Your goal » No pictures belong in the copy; return exactly the lines from the one with "Give me the D3.js source for this chart." through the one with "const yTicks = [0, 20, 40, 60, 80, 100, 120];", both ends included, and nothing else.

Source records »
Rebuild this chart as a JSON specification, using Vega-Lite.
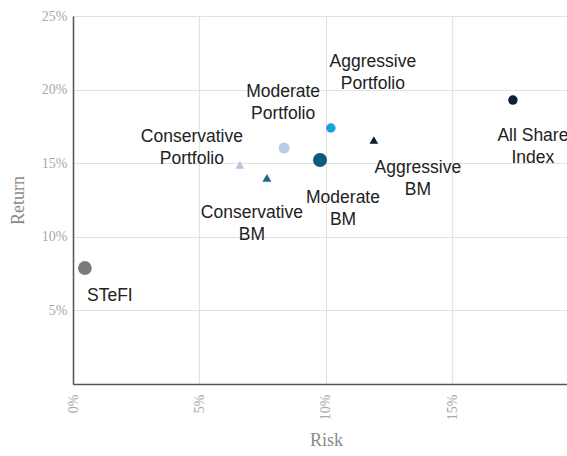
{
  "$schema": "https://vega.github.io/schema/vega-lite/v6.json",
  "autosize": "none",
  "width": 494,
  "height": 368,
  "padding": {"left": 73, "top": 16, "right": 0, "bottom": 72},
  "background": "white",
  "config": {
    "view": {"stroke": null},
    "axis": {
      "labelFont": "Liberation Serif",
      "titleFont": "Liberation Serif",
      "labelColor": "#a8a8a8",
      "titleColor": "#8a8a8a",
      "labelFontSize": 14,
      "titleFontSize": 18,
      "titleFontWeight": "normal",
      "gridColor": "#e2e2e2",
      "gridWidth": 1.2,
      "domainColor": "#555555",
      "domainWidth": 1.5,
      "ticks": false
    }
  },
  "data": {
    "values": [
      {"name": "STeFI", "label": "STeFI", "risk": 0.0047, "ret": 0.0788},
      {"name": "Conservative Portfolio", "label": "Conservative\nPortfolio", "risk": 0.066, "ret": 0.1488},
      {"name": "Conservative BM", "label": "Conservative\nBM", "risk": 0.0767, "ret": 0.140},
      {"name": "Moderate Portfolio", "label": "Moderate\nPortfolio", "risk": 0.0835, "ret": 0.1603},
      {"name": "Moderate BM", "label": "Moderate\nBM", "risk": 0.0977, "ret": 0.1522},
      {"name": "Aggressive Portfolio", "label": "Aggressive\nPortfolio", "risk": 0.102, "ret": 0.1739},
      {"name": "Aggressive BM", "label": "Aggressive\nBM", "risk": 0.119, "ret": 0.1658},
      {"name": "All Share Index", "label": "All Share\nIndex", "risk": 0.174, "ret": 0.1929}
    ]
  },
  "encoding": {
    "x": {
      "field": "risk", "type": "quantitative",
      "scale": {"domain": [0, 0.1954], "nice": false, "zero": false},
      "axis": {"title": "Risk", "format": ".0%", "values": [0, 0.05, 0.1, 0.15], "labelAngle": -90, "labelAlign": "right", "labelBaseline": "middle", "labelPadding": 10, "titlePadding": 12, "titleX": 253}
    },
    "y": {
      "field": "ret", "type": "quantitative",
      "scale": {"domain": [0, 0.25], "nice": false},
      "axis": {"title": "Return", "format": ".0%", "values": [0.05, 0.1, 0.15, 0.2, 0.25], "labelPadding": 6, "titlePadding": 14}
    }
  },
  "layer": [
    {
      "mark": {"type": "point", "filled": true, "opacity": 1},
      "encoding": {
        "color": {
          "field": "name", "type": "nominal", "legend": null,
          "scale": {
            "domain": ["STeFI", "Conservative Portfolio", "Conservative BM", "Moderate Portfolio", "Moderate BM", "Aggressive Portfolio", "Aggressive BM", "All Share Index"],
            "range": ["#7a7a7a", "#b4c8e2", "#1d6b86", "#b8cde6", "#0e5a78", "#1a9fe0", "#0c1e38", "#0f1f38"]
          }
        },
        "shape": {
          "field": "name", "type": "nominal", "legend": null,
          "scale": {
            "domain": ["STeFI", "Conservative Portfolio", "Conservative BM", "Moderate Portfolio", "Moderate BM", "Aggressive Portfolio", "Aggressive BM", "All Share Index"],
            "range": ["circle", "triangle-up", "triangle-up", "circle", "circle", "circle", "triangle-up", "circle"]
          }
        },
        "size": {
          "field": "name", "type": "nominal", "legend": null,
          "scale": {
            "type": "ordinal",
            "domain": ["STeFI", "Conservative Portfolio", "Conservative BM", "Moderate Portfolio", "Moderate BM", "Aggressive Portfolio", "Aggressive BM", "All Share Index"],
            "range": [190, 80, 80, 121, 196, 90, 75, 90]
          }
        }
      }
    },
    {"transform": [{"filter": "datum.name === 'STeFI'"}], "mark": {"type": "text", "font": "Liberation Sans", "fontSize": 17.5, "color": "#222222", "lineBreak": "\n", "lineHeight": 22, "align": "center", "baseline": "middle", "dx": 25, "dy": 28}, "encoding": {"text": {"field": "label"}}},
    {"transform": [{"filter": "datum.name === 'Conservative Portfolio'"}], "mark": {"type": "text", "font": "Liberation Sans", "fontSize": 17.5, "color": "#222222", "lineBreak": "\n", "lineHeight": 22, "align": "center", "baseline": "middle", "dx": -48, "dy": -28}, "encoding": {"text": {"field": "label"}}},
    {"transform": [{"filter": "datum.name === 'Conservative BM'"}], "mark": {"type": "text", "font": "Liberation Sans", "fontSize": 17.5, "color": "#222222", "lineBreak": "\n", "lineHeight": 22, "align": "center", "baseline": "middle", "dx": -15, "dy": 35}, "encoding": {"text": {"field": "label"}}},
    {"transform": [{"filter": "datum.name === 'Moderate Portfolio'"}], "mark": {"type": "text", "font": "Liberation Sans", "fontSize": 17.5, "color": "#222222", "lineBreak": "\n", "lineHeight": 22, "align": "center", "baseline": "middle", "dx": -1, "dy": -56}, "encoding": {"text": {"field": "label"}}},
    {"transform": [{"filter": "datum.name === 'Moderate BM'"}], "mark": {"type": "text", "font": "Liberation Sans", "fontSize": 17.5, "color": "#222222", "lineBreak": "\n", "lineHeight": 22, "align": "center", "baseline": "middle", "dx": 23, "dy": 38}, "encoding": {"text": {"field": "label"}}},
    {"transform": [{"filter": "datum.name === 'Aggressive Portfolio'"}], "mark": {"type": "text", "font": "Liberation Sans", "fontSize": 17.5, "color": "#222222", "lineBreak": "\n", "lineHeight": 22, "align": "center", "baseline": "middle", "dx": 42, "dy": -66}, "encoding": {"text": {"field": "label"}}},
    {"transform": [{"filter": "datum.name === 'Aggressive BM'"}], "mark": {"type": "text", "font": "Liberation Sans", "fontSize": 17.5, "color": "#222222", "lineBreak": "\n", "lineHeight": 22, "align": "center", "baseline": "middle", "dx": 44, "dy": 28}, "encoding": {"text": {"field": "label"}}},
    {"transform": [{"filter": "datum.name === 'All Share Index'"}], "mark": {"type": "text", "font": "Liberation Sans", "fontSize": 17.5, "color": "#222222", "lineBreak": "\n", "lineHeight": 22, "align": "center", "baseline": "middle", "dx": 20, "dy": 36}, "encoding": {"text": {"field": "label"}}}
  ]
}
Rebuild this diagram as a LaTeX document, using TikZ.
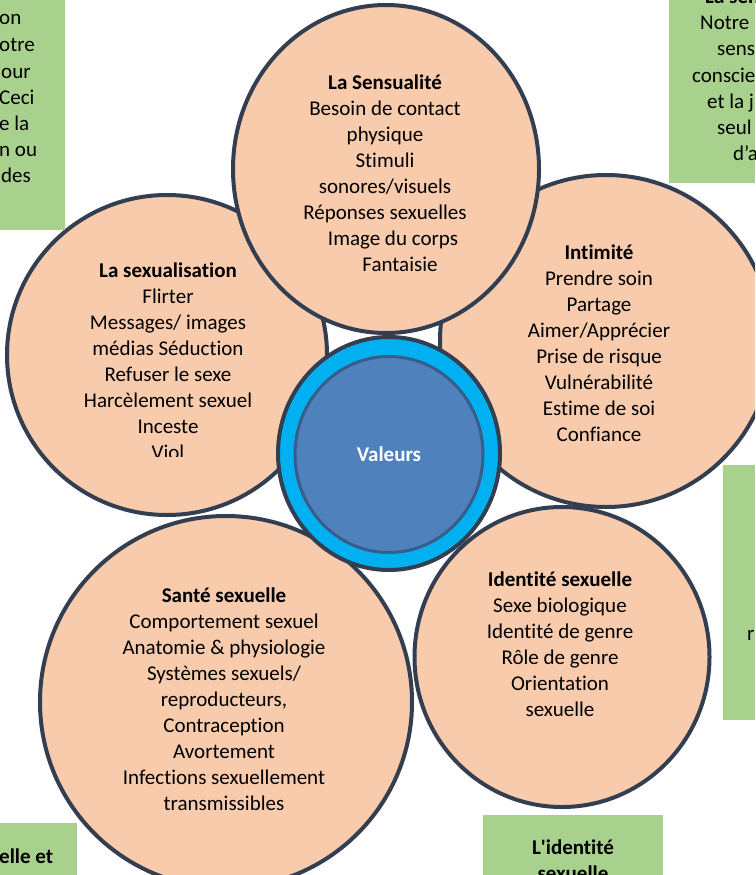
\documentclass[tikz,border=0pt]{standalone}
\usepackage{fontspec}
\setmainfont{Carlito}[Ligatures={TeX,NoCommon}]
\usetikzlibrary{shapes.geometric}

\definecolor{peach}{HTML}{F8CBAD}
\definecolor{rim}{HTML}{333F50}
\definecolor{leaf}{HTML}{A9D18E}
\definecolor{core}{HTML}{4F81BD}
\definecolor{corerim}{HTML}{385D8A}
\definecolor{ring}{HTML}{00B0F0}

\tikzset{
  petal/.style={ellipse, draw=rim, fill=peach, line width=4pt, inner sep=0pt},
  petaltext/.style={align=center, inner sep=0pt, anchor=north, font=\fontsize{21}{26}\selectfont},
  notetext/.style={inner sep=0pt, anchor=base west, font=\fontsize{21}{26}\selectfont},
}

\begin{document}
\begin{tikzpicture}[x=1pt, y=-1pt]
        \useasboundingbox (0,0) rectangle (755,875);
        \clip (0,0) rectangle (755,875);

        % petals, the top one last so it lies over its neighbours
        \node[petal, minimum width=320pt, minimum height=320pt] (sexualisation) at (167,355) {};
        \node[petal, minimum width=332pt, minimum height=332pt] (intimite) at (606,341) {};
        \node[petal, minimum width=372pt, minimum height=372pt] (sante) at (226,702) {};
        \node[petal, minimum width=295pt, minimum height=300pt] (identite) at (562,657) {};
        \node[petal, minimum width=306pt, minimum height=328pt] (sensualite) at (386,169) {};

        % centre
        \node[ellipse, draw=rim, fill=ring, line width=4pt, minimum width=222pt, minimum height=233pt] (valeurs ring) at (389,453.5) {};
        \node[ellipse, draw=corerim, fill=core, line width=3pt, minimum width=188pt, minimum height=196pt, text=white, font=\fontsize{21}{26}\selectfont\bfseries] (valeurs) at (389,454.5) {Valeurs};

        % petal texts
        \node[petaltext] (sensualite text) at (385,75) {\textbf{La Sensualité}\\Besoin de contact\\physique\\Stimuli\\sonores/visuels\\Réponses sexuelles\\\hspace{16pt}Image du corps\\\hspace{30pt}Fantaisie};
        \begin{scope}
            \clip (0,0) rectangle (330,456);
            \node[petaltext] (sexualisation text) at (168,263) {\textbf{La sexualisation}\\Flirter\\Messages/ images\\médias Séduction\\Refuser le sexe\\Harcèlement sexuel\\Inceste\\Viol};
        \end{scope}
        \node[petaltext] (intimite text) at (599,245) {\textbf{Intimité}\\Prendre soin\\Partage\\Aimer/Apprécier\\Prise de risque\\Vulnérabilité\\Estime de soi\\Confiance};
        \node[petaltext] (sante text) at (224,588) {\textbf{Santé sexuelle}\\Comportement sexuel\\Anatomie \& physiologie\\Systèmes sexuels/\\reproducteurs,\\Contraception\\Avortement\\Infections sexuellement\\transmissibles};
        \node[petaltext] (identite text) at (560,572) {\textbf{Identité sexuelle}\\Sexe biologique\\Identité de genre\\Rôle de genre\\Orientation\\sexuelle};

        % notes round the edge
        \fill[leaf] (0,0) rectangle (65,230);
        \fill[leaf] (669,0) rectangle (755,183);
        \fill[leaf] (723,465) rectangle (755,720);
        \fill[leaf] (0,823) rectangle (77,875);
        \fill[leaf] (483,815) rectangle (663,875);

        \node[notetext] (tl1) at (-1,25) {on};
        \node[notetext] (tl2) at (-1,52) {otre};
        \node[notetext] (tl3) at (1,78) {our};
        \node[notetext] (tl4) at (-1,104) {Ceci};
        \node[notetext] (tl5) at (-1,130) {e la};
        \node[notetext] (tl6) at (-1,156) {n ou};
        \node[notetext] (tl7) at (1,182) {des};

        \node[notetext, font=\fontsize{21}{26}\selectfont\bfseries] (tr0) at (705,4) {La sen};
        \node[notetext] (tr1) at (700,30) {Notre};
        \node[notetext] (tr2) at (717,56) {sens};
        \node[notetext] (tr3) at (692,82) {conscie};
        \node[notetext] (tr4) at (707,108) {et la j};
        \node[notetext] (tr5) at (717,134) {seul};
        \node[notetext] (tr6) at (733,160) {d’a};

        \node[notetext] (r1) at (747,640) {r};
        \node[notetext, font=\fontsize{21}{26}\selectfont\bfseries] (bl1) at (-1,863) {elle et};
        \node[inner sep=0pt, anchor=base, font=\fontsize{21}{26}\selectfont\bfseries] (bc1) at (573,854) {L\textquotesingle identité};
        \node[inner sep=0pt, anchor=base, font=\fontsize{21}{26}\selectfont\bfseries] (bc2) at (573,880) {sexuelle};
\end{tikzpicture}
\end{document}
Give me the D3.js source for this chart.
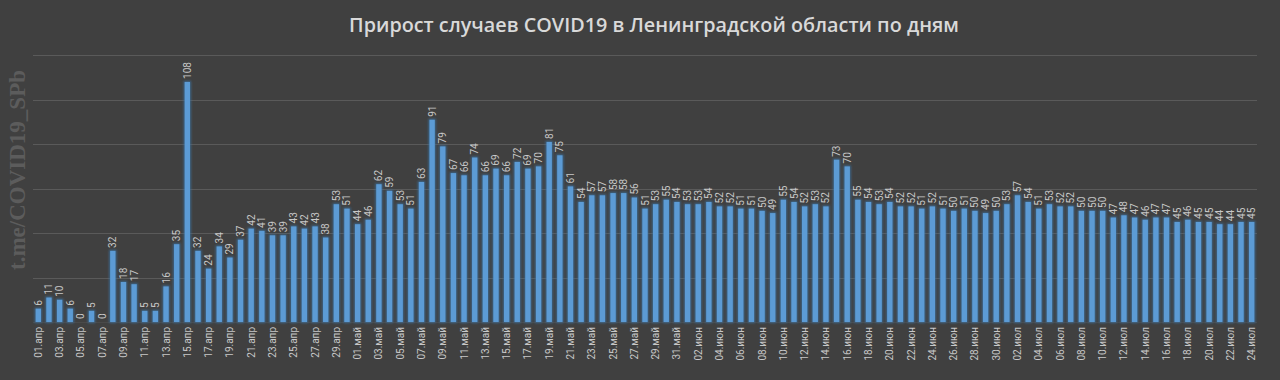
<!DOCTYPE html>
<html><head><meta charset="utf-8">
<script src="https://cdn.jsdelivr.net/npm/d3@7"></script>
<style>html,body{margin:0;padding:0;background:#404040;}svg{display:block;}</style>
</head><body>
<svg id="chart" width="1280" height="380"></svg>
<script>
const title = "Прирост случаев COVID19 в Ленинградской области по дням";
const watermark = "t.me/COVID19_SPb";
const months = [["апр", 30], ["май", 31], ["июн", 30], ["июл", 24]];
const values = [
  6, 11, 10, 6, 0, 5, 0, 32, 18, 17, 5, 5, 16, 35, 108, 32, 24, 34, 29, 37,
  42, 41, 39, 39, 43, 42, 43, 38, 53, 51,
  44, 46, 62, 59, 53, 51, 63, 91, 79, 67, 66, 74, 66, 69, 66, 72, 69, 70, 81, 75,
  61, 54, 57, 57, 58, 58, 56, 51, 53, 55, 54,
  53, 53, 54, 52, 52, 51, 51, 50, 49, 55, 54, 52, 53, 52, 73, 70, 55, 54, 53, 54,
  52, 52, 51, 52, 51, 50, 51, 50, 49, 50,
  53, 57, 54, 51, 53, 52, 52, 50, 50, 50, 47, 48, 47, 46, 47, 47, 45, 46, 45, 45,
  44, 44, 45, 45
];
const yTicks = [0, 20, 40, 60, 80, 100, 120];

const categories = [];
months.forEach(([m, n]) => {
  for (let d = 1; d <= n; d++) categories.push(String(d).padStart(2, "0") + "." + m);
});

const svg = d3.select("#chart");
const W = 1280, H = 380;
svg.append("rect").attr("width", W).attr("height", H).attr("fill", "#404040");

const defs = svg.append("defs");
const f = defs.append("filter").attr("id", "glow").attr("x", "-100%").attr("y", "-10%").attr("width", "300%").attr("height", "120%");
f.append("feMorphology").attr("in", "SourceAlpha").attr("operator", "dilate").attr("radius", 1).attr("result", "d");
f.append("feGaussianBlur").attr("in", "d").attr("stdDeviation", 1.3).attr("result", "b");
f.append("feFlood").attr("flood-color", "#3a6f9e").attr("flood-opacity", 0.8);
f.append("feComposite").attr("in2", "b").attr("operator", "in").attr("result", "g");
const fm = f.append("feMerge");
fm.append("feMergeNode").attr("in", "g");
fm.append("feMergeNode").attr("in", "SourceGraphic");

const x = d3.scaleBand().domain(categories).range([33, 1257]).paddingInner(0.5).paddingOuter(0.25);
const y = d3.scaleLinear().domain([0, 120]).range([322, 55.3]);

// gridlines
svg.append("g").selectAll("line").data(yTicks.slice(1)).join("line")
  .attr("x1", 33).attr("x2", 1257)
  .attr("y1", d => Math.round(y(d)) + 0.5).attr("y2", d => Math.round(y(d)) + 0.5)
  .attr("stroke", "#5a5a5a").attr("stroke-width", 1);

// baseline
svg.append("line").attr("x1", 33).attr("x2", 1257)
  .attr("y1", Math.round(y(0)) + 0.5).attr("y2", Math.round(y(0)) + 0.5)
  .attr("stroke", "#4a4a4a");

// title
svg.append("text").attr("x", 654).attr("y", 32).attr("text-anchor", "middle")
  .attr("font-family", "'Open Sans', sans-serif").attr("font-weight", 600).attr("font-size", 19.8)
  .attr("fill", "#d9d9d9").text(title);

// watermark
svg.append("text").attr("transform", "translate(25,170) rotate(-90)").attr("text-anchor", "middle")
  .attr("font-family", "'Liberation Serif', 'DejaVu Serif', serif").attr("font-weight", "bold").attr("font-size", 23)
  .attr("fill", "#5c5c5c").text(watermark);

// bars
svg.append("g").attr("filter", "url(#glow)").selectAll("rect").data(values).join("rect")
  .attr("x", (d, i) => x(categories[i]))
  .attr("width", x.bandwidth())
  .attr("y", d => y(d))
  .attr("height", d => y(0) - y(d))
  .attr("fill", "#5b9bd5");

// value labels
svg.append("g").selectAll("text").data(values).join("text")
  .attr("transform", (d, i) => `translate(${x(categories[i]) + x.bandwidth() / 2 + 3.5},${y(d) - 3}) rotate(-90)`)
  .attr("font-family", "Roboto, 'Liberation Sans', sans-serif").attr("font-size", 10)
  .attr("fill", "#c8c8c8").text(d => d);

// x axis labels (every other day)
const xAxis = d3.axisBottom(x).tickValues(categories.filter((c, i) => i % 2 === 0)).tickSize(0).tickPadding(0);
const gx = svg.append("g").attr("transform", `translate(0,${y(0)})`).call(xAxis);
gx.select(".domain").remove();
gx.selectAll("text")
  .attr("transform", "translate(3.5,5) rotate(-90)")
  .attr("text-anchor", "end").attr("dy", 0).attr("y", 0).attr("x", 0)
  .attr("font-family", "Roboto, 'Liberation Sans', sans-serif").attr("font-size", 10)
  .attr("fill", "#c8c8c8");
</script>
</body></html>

Solution for this task »
Give me the D3.js source for this chart.
<!DOCTYPE html>
<html><head><meta charset="utf-8">
<script src="https://cdn.jsdelivr.net/npm/d3@7"></script>
<style>html,body{margin:0;padding:0;background:#404040;}svg{display:block;}</style>
</head><body>
<svg id="chart" width="1280" height="380"></svg>
<script>
const title = "Прирост случаев COVID19 в Ленинградской области по дням";
const watermark = "t.me/COVID19_SPb";
const months = [["апр", 30], ["май", 31], ["июн", 30], ["июл", 24]];
const values = [
  6, 11, 10, 6, 0, 5, 0, 32, 18, 17, 5, 5, 16, 35, 108, 32, 24, 34, 29, 37,
  42, 41, 39, 39, 43, 42, 43, 38, 53, 51,
  44, 46, 62, 59, 53, 51, 63, 91, 79, 67, 66, 74, 66, 69, 66, 72, 69, 70, 81, 75,
  61, 54, 57, 57, 58, 58, 56, 51, 53, 55, 54,
  53, 53, 54, 52, 52, 51, 51, 50, 49, 55, 54, 52, 53, 52, 73, 70, 55, 54, 53, 54,
  52, 52, 51, 52, 51, 50, 51, 50, 49, 50,
  53, 57, 54, 51, 53, 52, 52, 50, 50, 50, 47, 48, 47, 46, 47, 47, 45, 46, 45, 45,
  44, 44, 45, 45
];
const yTicks = [0, 20, 40, 60, 80, 100, 120];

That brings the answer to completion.